-- Start --

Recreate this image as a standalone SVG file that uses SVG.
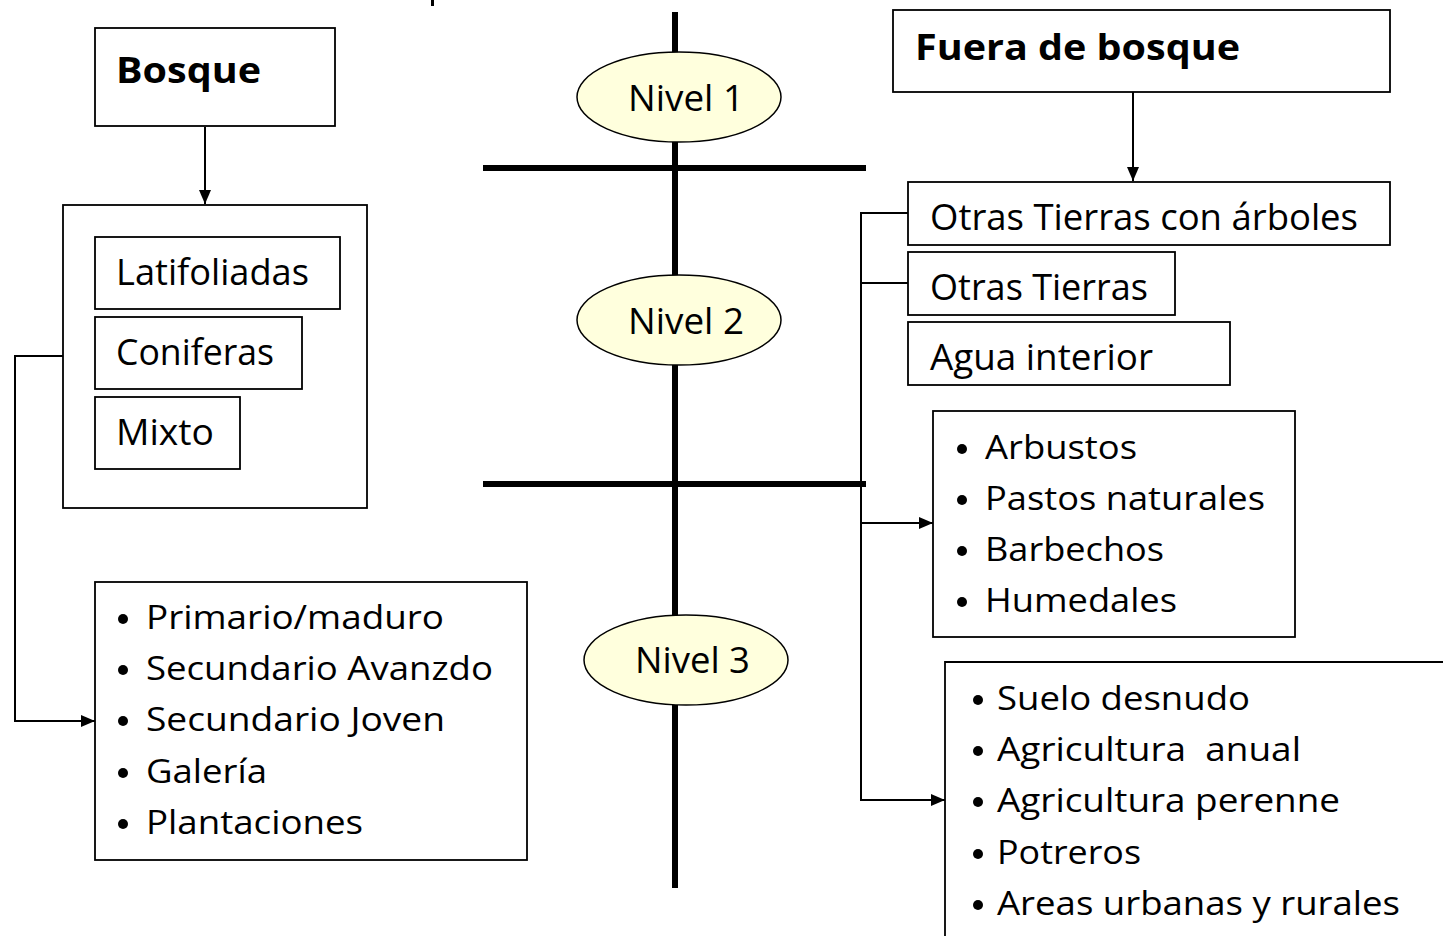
<svg xmlns="http://www.w3.org/2000/svg" width="1443" height="936" viewBox="0 0 1443 936">
<defs>
<style>
.box{fill:#fff;stroke:#000;stroke-width:1.8}
.t{font-family:"Open Sans","Liberation Sans",sans-serif;font-size:36px;fill:#000}
.b{font-family:"Open Sans","Liberation Sans",sans-serif;font-size:33px;fill:#000}
.h{font-family:"Open Sans","Liberation Sans",sans-serif;font-size:35px;font-weight:bold;fill:#000}
.lvl{fill:#FFFFDD;stroke:#000;stroke-width:1.5}
.axis{stroke:#000;stroke-width:6;fill:none}
.con{stroke:#000;stroke-width:2;fill:none}
.dot{fill:#000}
</style>
<marker id="ah" markerUnits="userSpaceOnUse" markerWidth="14" markerHeight="12" refX="14" refY="6" orient="auto">
<path d="M0,0 L14,6 L0,12 z" fill="#000"/>
</marker>
</defs>
<rect width="1443" height="936" fill="#fff"/>
<rect x="431" y="0" width="3" height="6" fill="#000"/>

<g id="axis">
<line class="axis" x1="675" y1="12" x2="675" y2="888"/>
<line class="axis" x1="483" y1="168" x2="866" y2="168"/>
<line class="axis" x1="483" y1="484" x2="866" y2="484"/>
</g>

<g id="connectors">
<line class="con" x1="205" y1="127" x2="205" y2="204" marker-end="url(#ah)"/>
<line class="con" x1="1133" y1="92" x2="1133" y2="181" marker-end="url(#ah)"/>
<polyline class="con" points="63,356 15,356 15,721 95,721" marker-end="url(#ah)"/>
<polyline class="con" points="908,213 861,213 861,800 945,800" marker-end="url(#ah)"/>
<line class="con" x1="861" y1="283" x2="908" y2="283"/>
<line class="con" x1="861" y1="523" x2="933" y2="523" marker-end="url(#ah)"/>
</g>

<g id="nivel1">
<ellipse class="lvl" cx="679" cy="97" rx="102" ry="45"/>
<text class="t" x="628" y="111" textLength="116" lengthAdjust="spacingAndGlyphs">Nivel 1</text>
</g>
<g id="nivel2">
<ellipse class="lvl" cx="679" cy="320" rx="102" ry="45"/>
<text class="t" x="628" y="334" textLength="116" lengthAdjust="spacingAndGlyphs">Nivel 2</text>
</g>
<g id="nivel3">
<ellipse class="lvl" cx="686" cy="660" rx="102" ry="45"/>
<text class="t" x="635" y="673" textLength="115" lengthAdjust="spacingAndGlyphs">Nivel 3</text>
</g>

<g id="bosque">
<rect class="box" x="95" y="28" width="240" height="98"/>
<text class="h" x="116" y="83" textLength="145" lengthAdjust="spacingAndGlyphs">Bosque</text>
</g>

<g id="tipos-bosque">
<rect class="box" x="63" y="205" width="304" height="303"/>
<rect class="box" x="95" y="237" width="245" height="72"/>
<text class="t" x="116" y="285" textLength="193" lengthAdjust="spacingAndGlyphs">Latifoliadas</text>
<rect class="box" x="95" y="317" width="207" height="72"/>
<text class="t" x="116" y="365" textLength="158" lengthAdjust="spacingAndGlyphs">Coniferas</text>
<rect class="box" x="95" y="397" width="145" height="72"/>
<text class="t" x="116" y="445" textLength="98" lengthAdjust="spacingAndGlyphs">Mixto</text>
</g>

<g id="bosque-nivel3">
<rect class="box" x="95" y="582" width="432" height="278"/>
<circle class="dot" cx="123" cy="619" r="5"/>
<text class="b" x="146" y="629" textLength="298" lengthAdjust="spacingAndGlyphs">Primario/maduro</text>
<circle class="dot" cx="123" cy="670" r="5"/>
<text class="b" x="146" y="680" textLength="347" lengthAdjust="spacingAndGlyphs">Secundario Avanzdo</text>
<circle class="dot" cx="123" cy="721" r="5"/>
<text class="b" x="146" y="731" textLength="299" lengthAdjust="spacingAndGlyphs">Secundario Joven</text>
<circle class="dot" cx="123" cy="773" r="5"/>
<text class="b" x="146" y="783" textLength="121" lengthAdjust="spacingAndGlyphs">Galería</text>
<circle class="dot" cx="123" cy="824" r="5"/>
<text class="b" x="146" y="834" textLength="217" lengthAdjust="spacingAndGlyphs">Plantaciones</text>
</g>

<g id="fuera-bosque">
<rect class="box" x="893" y="10" width="497" height="82"/>
<text class="h" x="915" y="60" textLength="325" lengthAdjust="spacingAndGlyphs">Fuera de bosque</text>
</g>

<g id="otras-tierras-arboles">
<rect class="box" x="908" y="182" width="482" height="63"/>
<text class="t" x="930" y="230" textLength="428" lengthAdjust="spacingAndGlyphs">Otras Tierras con árboles</text>
</g>
<g id="otras-tierras">
<rect class="box" x="908" y="252" width="267" height="63"/>
<text class="t" x="930" y="300" textLength="218" lengthAdjust="spacingAndGlyphs">Otras Tierras</text>
</g>
<g id="agua-interior">
<rect class="box" x="908" y="322" width="322" height="63"/>
<text class="t" x="930" y="370" textLength="223" lengthAdjust="spacingAndGlyphs">Agua interior</text>
</g>

<g id="arbustos">
<rect class="box" x="933" y="411" width="362" height="226"/>
<circle class="dot" cx="962" cy="449" r="5"/>
<text class="b" x="985" y="459" textLength="152" lengthAdjust="spacingAndGlyphs">Arbustos</text>
<circle class="dot" cx="962" cy="500" r="5"/>
<text class="b" x="985" y="510" textLength="280" lengthAdjust="spacingAndGlyphs">Pastos naturales</text>
<circle class="dot" cx="962" cy="551" r="5"/>
<text class="b" x="985" y="561" textLength="179" lengthAdjust="spacingAndGlyphs">Barbechos</text>
<circle class="dot" cx="962" cy="602" r="5"/>
<text class="b" x="985" y="612" textLength="192" lengthAdjust="spacingAndGlyphs">Humedales</text>
</g>

<g id="suelo">
<path class="box" d="M1443,662 L945,662 L945,936" fill="none"/>
<circle class="dot" cx="978" cy="700" r="5"/>
<text class="b" x="997" y="710" textLength="253" lengthAdjust="spacingAndGlyphs">Suelo desnudo</text>
<circle class="dot" cx="978" cy="751" r="5"/>
<text class="b" x="997" y="761" textLength="304" lengthAdjust="spacingAndGlyphs" xml:space="preserve">Agricultura  anual</text>
<circle class="dot" cx="978" cy="802" r="5"/>
<text class="b" x="997" y="812" textLength="343" lengthAdjust="spacingAndGlyphs">Agricultura perenne</text>
<circle class="dot" cx="978" cy="854" r="5"/>
<text class="b" x="997" y="864" textLength="144" lengthAdjust="spacingAndGlyphs">Potreros</text>
<circle class="dot" cx="978" cy="905" r="5"/>
<text class="b" x="997" y="915" textLength="403" lengthAdjust="spacingAndGlyphs">Areas urbanas y rurales</text>
</g>
</svg>
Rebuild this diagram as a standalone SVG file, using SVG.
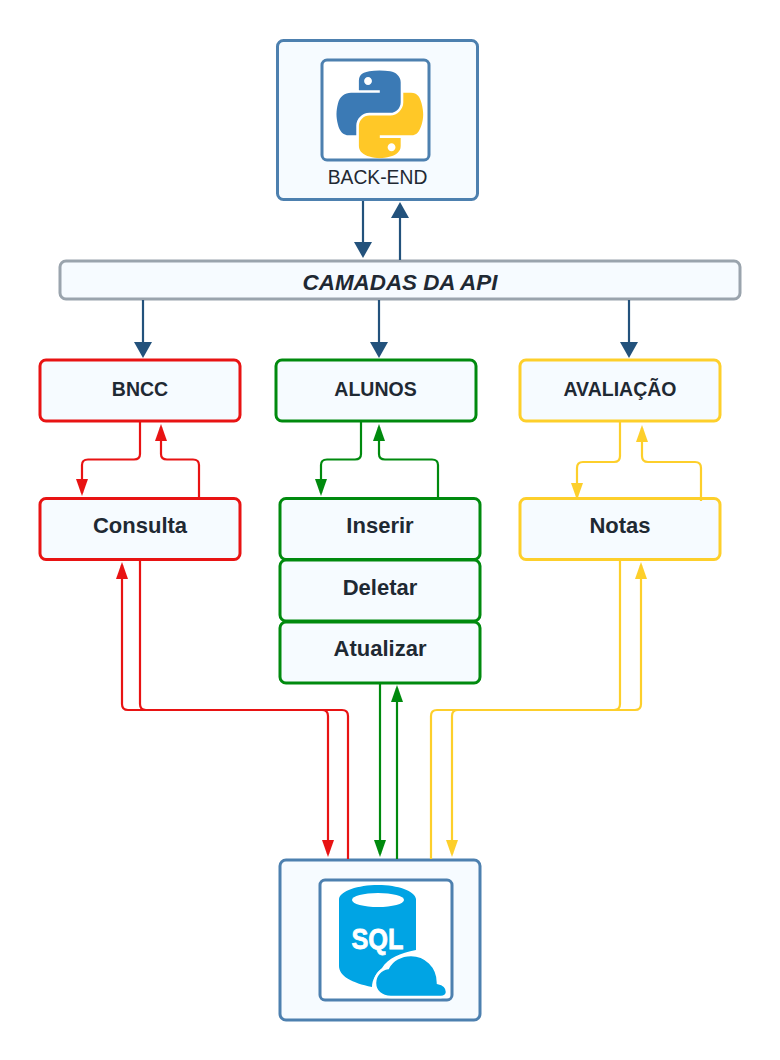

-- End --

**DESCRIPTION OF THE TASK:**
Search the listing for the word "file" and return each line that holds it.

**PROBLEM SOLUTION:**
Recreate this image as a standalone SVG file that uses SVG.
Rebuild this diagram as a standalone SVG file, using SVG.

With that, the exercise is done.